- _EXERCISE DIRECTIONS_
Copy, character for character, the lines running from the one with "Generate a web" to the one with "5.881, 5.935, 5.990];", ends included. Leave out every other line.

+--

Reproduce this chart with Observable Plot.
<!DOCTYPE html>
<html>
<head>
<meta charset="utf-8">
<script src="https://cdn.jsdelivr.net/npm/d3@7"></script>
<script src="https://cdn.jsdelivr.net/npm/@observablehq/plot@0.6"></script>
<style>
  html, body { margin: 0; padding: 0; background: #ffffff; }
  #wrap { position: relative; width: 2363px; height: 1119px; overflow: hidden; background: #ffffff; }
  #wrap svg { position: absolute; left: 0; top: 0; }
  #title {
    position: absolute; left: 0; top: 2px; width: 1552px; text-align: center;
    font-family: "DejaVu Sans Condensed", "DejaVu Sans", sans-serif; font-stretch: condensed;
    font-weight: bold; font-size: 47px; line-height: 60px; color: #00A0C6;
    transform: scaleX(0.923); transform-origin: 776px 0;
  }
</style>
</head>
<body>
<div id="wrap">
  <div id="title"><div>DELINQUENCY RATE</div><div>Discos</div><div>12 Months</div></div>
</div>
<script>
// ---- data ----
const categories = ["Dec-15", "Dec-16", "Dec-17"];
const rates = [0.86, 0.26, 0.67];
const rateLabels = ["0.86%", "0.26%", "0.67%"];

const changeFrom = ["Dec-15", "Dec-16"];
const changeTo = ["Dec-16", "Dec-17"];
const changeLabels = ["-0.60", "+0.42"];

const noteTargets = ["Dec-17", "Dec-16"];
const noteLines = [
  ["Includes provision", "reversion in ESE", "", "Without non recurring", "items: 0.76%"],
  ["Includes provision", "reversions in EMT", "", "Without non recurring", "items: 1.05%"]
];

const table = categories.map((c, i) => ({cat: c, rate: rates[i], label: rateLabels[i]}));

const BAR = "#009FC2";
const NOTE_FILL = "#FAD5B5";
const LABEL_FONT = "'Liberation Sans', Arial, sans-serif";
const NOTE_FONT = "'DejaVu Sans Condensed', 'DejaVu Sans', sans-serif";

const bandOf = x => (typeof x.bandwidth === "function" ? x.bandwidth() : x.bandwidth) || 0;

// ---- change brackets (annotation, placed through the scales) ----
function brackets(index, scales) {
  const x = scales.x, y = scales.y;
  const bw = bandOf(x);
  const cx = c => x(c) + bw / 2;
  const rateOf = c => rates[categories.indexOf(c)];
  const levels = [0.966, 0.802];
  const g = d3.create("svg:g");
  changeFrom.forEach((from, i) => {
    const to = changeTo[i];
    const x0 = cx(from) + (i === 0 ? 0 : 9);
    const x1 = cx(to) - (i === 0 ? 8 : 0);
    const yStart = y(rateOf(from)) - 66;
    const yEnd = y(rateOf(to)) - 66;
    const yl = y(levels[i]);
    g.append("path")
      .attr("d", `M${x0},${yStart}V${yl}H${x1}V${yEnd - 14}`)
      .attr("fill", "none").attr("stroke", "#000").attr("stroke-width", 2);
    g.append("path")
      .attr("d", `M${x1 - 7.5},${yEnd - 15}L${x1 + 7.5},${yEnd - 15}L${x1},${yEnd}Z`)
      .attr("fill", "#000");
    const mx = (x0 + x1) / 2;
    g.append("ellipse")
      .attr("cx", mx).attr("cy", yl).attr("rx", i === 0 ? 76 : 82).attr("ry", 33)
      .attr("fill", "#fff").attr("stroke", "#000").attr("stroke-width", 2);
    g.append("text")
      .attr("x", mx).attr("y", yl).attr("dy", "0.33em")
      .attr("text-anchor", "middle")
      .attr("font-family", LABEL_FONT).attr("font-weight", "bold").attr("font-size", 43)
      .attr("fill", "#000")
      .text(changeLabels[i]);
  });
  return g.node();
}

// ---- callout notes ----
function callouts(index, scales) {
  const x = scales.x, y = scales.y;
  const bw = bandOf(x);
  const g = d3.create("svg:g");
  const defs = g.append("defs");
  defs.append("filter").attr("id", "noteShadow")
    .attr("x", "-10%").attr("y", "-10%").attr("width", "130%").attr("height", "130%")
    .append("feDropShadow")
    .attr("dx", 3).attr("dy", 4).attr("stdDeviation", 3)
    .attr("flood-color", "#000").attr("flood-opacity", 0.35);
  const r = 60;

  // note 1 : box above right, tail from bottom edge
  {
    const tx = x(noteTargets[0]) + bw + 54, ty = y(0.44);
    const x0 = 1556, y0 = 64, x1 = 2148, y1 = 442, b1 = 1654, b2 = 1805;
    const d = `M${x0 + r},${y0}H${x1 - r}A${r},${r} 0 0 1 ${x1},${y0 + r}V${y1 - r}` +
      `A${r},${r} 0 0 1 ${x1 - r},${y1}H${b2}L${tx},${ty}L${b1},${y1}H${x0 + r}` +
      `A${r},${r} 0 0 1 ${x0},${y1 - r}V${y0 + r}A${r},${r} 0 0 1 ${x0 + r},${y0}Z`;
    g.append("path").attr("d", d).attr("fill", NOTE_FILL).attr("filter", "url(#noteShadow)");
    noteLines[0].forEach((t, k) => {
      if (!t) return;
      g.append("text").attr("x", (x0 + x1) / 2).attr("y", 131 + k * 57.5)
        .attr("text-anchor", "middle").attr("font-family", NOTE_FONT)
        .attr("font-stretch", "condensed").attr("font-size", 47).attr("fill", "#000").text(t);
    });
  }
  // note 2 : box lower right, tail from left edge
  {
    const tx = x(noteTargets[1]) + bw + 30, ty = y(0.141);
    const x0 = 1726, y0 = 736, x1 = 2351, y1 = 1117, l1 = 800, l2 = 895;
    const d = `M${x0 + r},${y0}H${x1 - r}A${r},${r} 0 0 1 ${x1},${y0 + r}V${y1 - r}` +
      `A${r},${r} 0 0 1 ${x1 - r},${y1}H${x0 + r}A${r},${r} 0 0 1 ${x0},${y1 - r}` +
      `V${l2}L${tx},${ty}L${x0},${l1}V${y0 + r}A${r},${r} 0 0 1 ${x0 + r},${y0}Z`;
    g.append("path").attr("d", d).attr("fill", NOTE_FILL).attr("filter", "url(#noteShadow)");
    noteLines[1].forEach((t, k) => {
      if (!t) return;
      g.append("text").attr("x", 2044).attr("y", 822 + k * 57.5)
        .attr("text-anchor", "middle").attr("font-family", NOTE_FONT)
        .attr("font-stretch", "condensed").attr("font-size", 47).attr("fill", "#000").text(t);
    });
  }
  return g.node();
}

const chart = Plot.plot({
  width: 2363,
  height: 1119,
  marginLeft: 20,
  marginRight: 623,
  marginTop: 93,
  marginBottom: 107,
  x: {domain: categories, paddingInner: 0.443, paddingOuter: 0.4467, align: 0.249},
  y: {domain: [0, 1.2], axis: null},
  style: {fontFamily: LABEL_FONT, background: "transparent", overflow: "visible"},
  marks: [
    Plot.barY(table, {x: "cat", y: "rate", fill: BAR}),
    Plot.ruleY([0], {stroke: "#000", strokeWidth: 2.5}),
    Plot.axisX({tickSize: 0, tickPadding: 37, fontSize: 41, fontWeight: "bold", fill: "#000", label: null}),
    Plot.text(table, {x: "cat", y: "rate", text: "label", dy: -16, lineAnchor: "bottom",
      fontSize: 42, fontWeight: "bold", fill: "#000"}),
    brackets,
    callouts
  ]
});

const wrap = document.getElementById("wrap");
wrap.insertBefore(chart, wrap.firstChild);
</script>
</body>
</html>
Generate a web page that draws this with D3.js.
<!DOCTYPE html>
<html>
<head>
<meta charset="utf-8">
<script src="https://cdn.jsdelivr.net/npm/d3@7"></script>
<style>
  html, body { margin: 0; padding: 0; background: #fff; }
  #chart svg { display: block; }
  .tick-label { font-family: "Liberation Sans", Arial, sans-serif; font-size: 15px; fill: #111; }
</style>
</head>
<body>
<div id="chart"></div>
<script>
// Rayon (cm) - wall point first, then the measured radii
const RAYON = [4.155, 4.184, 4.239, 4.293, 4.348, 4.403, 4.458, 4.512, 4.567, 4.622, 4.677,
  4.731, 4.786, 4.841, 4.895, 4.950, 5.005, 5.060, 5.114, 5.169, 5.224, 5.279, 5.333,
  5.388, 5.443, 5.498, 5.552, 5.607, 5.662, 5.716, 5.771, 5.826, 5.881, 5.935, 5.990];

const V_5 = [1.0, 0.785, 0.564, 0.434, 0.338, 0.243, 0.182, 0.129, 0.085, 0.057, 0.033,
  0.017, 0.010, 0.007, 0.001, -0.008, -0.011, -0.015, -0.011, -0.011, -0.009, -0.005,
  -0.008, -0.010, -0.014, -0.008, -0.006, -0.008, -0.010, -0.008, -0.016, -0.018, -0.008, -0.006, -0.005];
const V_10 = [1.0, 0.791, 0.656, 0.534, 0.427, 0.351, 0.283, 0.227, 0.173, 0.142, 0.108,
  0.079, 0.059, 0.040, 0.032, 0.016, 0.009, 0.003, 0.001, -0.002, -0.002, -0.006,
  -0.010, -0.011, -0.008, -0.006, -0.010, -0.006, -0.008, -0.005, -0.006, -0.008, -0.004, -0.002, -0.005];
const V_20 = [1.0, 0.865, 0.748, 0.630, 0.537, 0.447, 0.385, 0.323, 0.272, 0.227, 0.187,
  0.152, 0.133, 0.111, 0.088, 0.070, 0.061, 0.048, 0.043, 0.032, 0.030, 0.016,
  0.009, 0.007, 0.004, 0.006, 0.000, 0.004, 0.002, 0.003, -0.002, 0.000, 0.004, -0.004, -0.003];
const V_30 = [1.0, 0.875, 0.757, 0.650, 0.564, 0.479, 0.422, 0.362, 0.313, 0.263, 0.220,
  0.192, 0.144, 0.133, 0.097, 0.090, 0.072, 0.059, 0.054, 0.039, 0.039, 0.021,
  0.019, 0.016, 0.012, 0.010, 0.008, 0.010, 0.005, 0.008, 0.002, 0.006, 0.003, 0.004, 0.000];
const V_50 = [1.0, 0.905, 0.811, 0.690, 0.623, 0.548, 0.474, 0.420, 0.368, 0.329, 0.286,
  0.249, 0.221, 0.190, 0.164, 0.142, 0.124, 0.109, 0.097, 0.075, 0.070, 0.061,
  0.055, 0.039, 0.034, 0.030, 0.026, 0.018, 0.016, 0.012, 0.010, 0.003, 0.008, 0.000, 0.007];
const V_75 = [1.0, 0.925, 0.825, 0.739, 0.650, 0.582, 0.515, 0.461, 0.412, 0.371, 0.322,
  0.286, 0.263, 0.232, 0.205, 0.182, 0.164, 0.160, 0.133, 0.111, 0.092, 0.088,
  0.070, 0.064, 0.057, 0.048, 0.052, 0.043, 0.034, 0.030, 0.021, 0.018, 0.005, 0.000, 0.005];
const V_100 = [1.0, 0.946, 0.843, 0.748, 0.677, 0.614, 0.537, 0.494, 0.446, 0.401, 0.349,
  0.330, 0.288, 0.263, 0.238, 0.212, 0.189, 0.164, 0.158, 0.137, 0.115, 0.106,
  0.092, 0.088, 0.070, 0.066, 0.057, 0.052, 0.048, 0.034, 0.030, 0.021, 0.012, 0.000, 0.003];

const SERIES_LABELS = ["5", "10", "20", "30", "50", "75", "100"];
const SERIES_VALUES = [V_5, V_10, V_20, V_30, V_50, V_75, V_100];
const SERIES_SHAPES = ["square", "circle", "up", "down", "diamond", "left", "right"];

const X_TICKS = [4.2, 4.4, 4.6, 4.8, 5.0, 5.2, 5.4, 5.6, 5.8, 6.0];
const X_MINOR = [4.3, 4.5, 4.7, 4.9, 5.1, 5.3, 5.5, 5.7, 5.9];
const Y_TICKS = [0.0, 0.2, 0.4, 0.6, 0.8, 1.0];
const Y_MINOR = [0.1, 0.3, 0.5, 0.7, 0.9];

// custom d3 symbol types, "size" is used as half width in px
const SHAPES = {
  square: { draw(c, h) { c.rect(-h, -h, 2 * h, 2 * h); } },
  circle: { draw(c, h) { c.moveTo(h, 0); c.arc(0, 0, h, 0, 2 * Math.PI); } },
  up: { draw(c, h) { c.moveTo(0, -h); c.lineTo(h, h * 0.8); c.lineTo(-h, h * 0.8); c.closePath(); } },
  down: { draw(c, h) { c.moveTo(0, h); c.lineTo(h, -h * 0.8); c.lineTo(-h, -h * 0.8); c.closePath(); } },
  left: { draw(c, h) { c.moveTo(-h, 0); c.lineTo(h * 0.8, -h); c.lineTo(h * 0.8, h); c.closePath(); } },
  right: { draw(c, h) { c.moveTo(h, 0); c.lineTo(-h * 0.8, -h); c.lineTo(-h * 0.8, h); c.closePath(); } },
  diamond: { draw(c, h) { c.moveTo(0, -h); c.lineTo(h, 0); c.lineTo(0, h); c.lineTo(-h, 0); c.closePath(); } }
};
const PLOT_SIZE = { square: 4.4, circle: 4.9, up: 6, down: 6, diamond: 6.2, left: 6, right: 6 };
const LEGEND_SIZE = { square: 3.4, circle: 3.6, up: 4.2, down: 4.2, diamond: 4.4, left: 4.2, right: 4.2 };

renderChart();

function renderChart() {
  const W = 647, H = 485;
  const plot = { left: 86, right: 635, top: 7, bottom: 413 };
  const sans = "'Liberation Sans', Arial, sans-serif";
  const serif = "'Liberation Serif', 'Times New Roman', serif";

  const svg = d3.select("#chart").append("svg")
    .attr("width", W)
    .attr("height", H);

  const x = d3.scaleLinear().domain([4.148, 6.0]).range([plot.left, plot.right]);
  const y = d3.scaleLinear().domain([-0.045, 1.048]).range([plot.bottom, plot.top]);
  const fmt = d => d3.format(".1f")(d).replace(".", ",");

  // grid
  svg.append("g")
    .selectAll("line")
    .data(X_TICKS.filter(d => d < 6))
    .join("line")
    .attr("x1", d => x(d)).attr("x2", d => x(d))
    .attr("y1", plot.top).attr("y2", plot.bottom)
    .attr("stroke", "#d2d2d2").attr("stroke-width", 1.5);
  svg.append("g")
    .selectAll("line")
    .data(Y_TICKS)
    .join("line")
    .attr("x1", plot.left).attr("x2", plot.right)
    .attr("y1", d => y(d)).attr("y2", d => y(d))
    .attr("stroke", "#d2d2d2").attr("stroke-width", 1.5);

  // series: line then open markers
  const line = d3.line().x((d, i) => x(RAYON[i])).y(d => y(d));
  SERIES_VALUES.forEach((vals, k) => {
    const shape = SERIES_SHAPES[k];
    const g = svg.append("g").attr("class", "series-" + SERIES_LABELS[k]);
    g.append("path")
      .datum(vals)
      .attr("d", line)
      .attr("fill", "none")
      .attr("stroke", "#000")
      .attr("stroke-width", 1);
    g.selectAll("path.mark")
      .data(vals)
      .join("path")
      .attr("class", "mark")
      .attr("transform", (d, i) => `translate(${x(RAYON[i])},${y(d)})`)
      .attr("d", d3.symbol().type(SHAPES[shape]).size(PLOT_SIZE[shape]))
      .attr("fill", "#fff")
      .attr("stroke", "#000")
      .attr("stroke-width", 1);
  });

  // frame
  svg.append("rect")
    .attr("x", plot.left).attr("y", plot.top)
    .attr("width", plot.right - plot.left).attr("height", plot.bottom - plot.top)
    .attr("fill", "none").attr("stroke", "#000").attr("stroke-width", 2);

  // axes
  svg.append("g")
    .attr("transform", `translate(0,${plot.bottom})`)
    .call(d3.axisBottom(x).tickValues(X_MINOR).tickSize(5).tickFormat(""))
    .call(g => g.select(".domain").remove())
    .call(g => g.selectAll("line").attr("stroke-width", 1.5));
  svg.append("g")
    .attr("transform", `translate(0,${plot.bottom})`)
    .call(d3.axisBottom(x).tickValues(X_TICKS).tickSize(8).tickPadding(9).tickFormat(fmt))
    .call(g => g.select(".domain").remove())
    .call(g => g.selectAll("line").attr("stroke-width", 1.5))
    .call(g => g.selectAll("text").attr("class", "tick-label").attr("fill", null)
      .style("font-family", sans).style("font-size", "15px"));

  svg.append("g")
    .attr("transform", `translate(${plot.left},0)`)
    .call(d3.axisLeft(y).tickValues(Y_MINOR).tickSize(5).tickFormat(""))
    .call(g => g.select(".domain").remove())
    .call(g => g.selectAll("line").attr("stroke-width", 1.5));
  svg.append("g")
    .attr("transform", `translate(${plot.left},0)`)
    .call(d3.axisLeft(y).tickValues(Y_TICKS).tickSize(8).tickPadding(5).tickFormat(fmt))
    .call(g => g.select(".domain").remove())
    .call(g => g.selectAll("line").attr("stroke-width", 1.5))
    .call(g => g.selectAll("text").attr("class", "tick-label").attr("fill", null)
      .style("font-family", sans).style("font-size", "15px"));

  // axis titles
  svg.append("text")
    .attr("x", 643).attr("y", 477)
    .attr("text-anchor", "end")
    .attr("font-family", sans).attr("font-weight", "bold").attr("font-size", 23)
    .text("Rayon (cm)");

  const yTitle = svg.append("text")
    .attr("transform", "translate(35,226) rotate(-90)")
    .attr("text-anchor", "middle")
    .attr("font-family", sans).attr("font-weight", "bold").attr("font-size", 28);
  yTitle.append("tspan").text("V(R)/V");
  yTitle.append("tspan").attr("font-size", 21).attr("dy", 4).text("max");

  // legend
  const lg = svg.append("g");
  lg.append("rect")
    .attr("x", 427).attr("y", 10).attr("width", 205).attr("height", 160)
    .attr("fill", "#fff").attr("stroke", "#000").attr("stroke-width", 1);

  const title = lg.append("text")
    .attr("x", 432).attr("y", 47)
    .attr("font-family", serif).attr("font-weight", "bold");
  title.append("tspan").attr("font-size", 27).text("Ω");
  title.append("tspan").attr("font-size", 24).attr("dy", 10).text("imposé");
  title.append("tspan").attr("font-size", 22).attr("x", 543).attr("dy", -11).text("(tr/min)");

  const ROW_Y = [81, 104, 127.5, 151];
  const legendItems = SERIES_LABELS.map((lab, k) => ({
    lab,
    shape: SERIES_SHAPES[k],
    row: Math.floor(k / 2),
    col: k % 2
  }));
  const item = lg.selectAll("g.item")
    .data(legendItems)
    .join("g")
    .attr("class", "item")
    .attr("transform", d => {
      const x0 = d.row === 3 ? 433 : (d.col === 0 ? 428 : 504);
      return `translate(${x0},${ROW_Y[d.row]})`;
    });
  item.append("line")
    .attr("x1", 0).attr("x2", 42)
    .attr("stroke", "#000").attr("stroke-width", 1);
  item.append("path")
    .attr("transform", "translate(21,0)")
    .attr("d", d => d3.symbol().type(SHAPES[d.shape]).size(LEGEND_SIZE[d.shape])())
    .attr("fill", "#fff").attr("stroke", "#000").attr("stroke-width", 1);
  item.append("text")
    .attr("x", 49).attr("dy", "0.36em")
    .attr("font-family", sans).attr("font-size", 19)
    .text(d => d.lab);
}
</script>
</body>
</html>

+--

- _EXPECTED ANSWER_
Generate a web page that draws this with D3.js.
<!DOCTYPE html>
<html>
<head>
<meta charset="utf-8">
<script src="https://cdn.jsdelivr.net/npm/d3@7"></script>
<style>
  html, body { margin: 0; padding: 0; background: #fff; }
  #chart svg { display: block; }
  .tick-label { font-family: "Liberation Sans", Arial, sans-serif; font-size: 15px; fill: #111; }
</style>
</head>
<body>
<div id="chart"></div>
<script>
// Rayon (cm) - wall point first, then the measured radii
const RAYON = [4.155, 4.184, 4.239, 4.293, 4.348, 4.403, 4.458, 4.512, 4.567, 4.622, 4.677,
  4.731, 4.786, 4.841, 4.895, 4.950, 5.005, 5.060, 5.114, 5.169, 5.224, 5.279, 5.333,
  5.388, 5.443, 5.498, 5.552, 5.607, 5.662, 5.716, 5.771, 5.826, 5.881, 5.935, 5.990];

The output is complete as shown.